= Input records =
□ □ □ □

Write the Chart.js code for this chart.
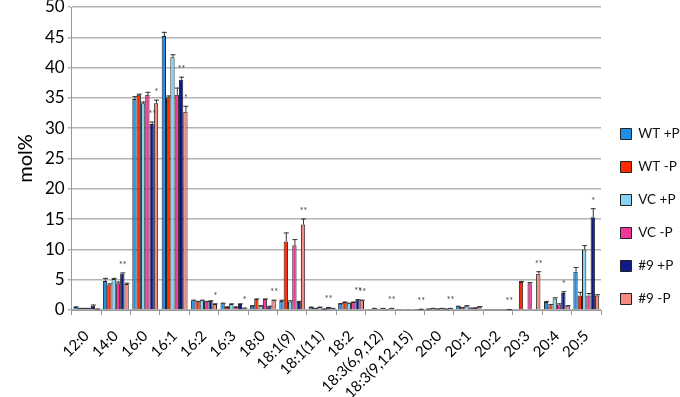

□ □ □ □

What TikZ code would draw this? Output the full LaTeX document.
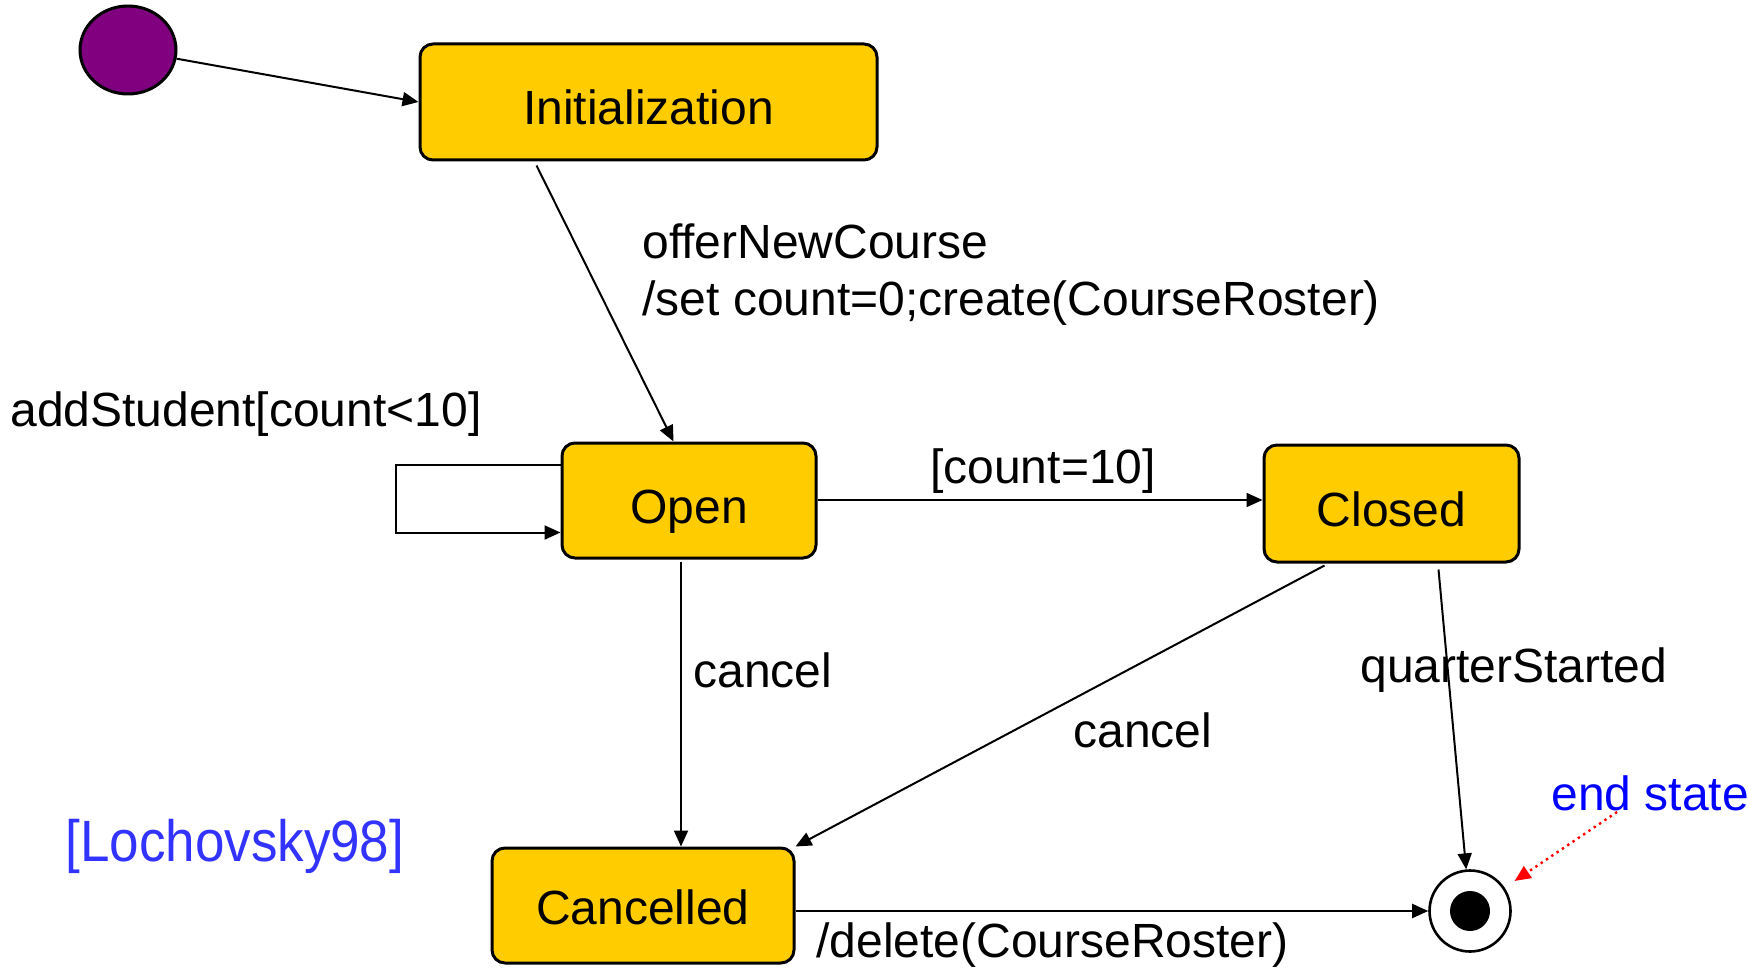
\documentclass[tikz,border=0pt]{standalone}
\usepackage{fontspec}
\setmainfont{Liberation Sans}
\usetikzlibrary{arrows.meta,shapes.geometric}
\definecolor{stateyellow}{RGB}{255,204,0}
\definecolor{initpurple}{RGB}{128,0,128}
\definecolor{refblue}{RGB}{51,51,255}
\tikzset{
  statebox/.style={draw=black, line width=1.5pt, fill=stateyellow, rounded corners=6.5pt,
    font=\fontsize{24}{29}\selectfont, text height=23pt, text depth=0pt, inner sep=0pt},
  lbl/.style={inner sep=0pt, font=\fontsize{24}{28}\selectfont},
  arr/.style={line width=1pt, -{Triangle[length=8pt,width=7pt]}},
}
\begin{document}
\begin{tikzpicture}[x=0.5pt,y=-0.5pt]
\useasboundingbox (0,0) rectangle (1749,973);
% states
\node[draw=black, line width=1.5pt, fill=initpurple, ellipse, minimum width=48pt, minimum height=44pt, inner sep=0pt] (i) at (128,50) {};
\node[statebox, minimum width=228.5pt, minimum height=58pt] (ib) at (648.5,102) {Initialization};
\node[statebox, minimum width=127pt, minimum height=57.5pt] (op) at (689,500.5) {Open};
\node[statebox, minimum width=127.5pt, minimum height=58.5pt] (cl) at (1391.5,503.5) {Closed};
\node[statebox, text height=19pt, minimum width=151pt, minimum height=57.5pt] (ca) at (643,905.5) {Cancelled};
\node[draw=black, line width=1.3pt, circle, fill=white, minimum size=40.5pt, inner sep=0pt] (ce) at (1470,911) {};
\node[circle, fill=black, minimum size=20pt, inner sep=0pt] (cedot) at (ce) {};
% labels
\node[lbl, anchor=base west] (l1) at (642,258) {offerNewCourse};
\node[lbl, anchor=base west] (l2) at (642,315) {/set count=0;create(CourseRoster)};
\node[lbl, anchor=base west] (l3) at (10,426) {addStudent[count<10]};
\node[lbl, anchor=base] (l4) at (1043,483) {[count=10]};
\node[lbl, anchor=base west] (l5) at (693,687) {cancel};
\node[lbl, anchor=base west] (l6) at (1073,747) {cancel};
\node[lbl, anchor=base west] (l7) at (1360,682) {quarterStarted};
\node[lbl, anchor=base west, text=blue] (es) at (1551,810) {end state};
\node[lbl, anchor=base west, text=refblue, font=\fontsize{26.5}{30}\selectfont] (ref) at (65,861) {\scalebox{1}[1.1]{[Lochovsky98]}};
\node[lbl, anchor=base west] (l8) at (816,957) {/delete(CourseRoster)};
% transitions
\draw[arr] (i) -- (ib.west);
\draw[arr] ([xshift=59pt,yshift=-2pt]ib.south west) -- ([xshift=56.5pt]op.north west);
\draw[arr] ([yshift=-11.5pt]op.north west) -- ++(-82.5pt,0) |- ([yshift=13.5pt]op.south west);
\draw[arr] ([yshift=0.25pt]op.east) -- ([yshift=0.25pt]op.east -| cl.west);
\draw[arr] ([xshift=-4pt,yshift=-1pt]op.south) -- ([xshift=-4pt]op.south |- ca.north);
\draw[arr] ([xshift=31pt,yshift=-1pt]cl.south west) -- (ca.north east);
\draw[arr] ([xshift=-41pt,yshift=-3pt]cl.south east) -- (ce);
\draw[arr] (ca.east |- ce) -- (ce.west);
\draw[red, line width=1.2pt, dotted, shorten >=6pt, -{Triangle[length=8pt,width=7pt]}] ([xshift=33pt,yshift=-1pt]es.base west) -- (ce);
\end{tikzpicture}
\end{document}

□ □ □ □

= Directions =
List the lines of the material in which the word "code" occurs.

= Written answer =
Write the Chart.js code for this chart.
What TikZ code would draw this? Output the full LaTeX document.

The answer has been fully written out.